Of all the aspects of the devastating report on Cuomo’s conduct released Tuesday by state Attorney General Letitia James, this theme — of perceived and probably rational helplessness in the face of power — is the most heartbreaking. It is threaded throughout the 165-page report: the repeated violations of personal privacy and physical space, the burning humiliation of being demeaned as a professional, the conviction that speaking out would invite retaliation.
That Cuomo could have behaved so abusively toward so many for so long — and his denials to the contrary were properly deemed unconvincing by the investigators — is nothing short of astonishing. What was tolerated, if not tolerable, in years and decades past is intolerable in 2021. Cuomo is done, whether he recognizes it or not. But his departure, if or when it comes, does not mean the problem is solved.
Because the problem, as painfully expounded in the report, is a culture that allowed this behavior to fester unaddressed. Every entity, but especially political offices in which an elected official can enjoy seeming impunity from the rules and laws that govern mere mortals, must consider: Whether it can happen here and what changes must be implemented to prevent that.
Cuomo’s “defense” is even more unconvincing today, with the sworn testimony and expert assessments detailed in the report, than it was when the allegations against him first surfaced last February. “I want you to know directly from me that I never touched anyone inappropriately or made inappropriate sexual advances,” Cuomo said. “That is just not who I am, and that’s not who I have ever been.”
To read the report is to be convinced that’s precisely who Cuomo is — notwithstanding his slide-show “defense” of him kissing an array of constituents and politicians. A few people might have, as Cuomo claims, misinterpreted his motives, misunderstood his banter, misremembered what happened or even had it in for him.
But not 11 different individuals, often backed up by eyewitnesses or those they told contemporaneously. Never touched anyone inappropriately? Leave aside the executive assistant — although you shouldn’t. But what about the state trooper who Cuomo insisted be hired, despite the fact that she had only two years of service instead of the requisite three? She described standing in front of Cuomo in an elevator when she was guarding him, when he “placed his finger on the top of her neck and ran his finger down her spine midway down her back, and said ’Hey, you.’ ” Another time, she said, as she held the door open for him as he left an event, Cuomo ran his palm across her stomach, making her feel “completely violated because to me, like that’s between my chest and my privates.”
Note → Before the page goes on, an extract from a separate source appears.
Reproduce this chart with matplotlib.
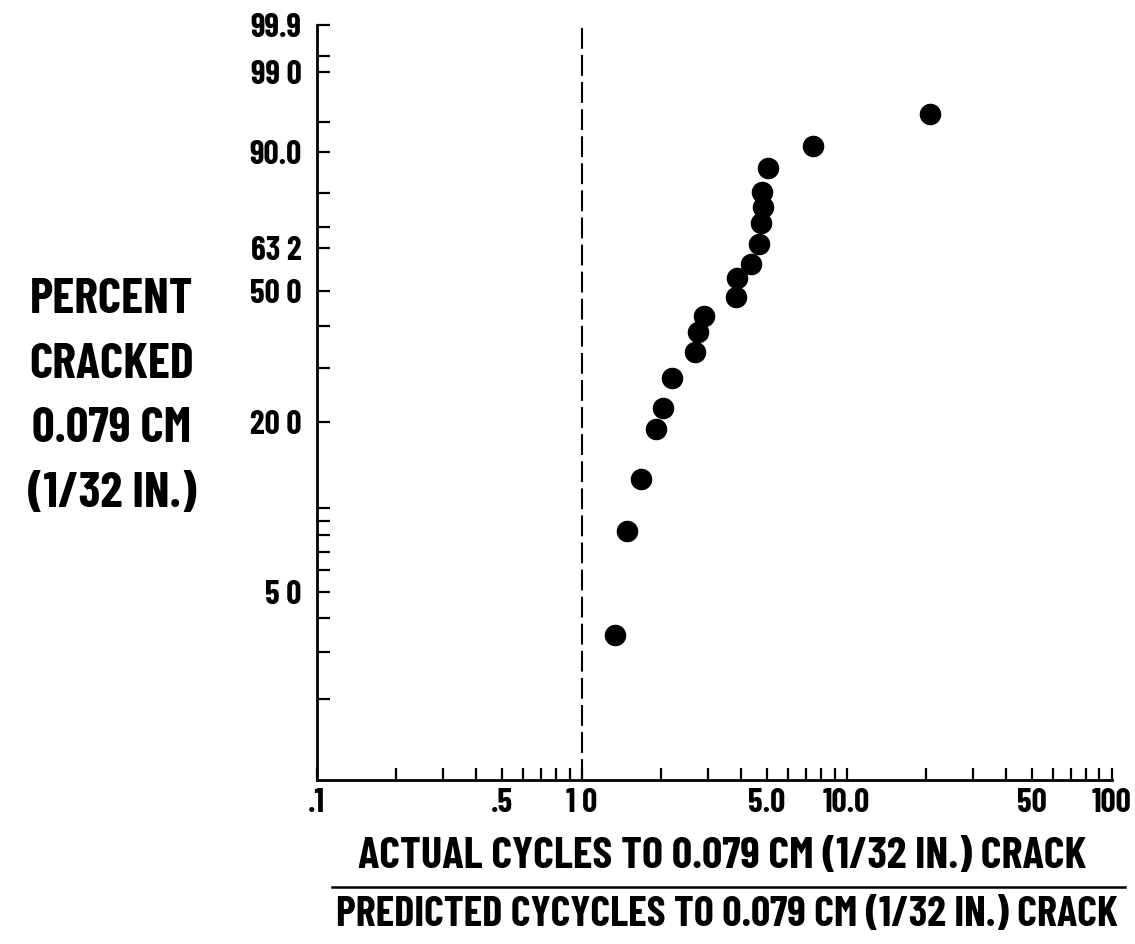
import numpy as np
import matplotlib
matplotlib.use('Agg')
import matplotlib.pyplot as plt

# 実測/予測サイクル比 と 割れ発生率(%)
ratio = [1.34, 1.48, 1.67, 1.91, 2.02, 2.19, 2.67, 2.75, 2.90, 3.81,
         3.86, 4.37, 4.66, 4.74, 4.85, 4.80, 5.03, 7.48, 20.6]
pct = [3.45, 8.3, 12.7, 18.9, 22.2, 27.8, 33.4, 38.4, 42.8, 48.2,
       54.0, 58.3, 64.6, 71.1, 76.0, 80.3, 86.5, 91.2, 95.9]

x_major = [0.1, 0.5, 1.0, 5.0, 10.0, 50, 100]
x_major_lbl = ['.1', '.5', '1 0', '5.0', '10.0', '50', '100']
y_major = [5.0, 20.0, 50.0, 63.2, 90.0, 99.0, 99.9]
y_major_lbl = ['5 0', '20 0', '50 0', '63 2', '90.0', '99 0', '99.9']
y_minor = [2, 3, 4, 6, 7, 8, 9, 10, 30, 40, 70, 80, 95, 99.5]

FONT = ['Barlow Condensed', 'DejaVu Sans']


def weib(p):
    p = np.clip(np.asarray(p, dtype=float) / 100.0, 1e-9, 1 - 1e-9)
    return np.log(-np.log(1 - p))


def weib_inv(w):
    return 100.0 * (1 - np.exp(-np.exp(np.asarray(w, dtype=float))))


fig = plt.figure(figsize=(11.35, 9.44), dpi=100)
ax = fig.add_axes([0.279, 0.1737, 0.7004, 0.7998])

ax.set_xscale('log')
ax.set_yscale('function', functions=(weib, weib_inv))
ax.set_xlim(0.1, 100)
ax.set_ylim(1, 99.9)

ax.plot(ratio, pct, 'o', color='black', markersize=14.5, zorder=3)
ax.axvline(1.0, color='black', lw=1.5, linestyle=(0, (10, 3)))

for s in ['top', 'right']:
    ax.spines[s].set_visible(False)
for s in ['left', 'bottom']:
    ax.spines[s].set_linewidth(2.0)

ax.set_xticks(x_major)
ax.set_xticklabels(x_major_lbl)
ax.set_xticks([v * m for m in [0.1, 1, 10] for v in range(2, 10) if v != 5], minor=True)
ax.set_yticks(y_major)
ax.set_yticklabels(y_major_lbl)
ax.set_yticks(y_minor, minor=True)
ax.tick_params(axis='both', which='both', direction='in', width=1.6, length=9,
               labelsize=24)
ax.tick_params(axis='x', which='major', pad=6)
ax.tick_params(axis='y', which='major', pad=11)
for t in ax.get_xticklabels() + ax.get_yticklabels():
    t.set_family(FONT)
    t.set_weight('bold')

# 縦軸ラベル
ylab = ['PERCENT', 'CRACKED', '0.079 CM', '(1/32 IN.)']
for i, s in enumerate(ylab):
    fig.text(112 / 1135, 1 - (300 + 64.5 * i) / 944, s, ha='center', va='center',
             fontsize=36, fontweight='bold', family=FONT)

# 横軸ラベル（分数形式）
fig.text(722 / 1135, 1 - 857 / 944, 'ACTUAL CYCLES TO 0.079 CM (1/32 IN.) CRACK',
         ha='center', va='center', fontsize=32, fontweight='bold', family=FONT)
fig.add_artist(plt.Line2D([332 / 1135, 1125 / 1135], [1 - 887 / 944, 1 - 887 / 944],
                          transform=fig.transFigure, color='black', lw=1.8))
fig.text(727 / 1135, 1 - 915 / 944, 'PREDICTED CYCYCLES TO 0.079 CM (1/32 IN.) CRACK',
         ha='center', va='center', fontsize=30.5, fontweight='bold', family=FONT)

fig.savefig('out.png', dpi=100)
What about Virginia Limmiatis, who met Cuomo on a rope line when she was wearing a shirt emblazoned with the name of the energy company she worked for? “When the Governor reached Ms. Limmiatis, he ran two fingers across her chest, pressing down on each of the letters as he did so and reading out the name of the Energy Company as he went,” the report recounts. “The Governor then leaned in, with his face close to Ms. Limmiatis’s cheek, and said, ‘I’m going to say I see a spider on your shoulder,’ before brushing his hand in the area between her shoulder and breasts (and below her collarbone).”
These are not people with any motive to lie — indeed, they are individuals with every motive to protect their privacy and their careers by staying silent. The executive assistant said she decided to come forward after listening to Cuomo, in a news conference just down the hallway from her office, insisted that he had never behaved inappropriately toward another staffer. “I couldn’t be part of those conversations anymore, because what she was saying was the truth,” she said. “Those things actually did happen to me as well.”
But if some came forward in solidarity, others were motivated by a more twisted devotion — not to Cuomo’s victims but to the governor himself. “Whether driven by fear or blinded by loyalty,” the report concluded, “the senior staff . . . (and the Governor’s select group of outside confidantes) looked to protect the Governor and found ways not to believe or credit those who stepped forward to make or support allegations against him.”
This survival instinct is as innate as it is disappointing. Unless steps are taken to guard against it — to encourage victims to speak out and to impose consequences on those who work to retaliate against accusers — the kind of behavior outlined in the report will persist, even after the disgrace and downfall of individual abusers.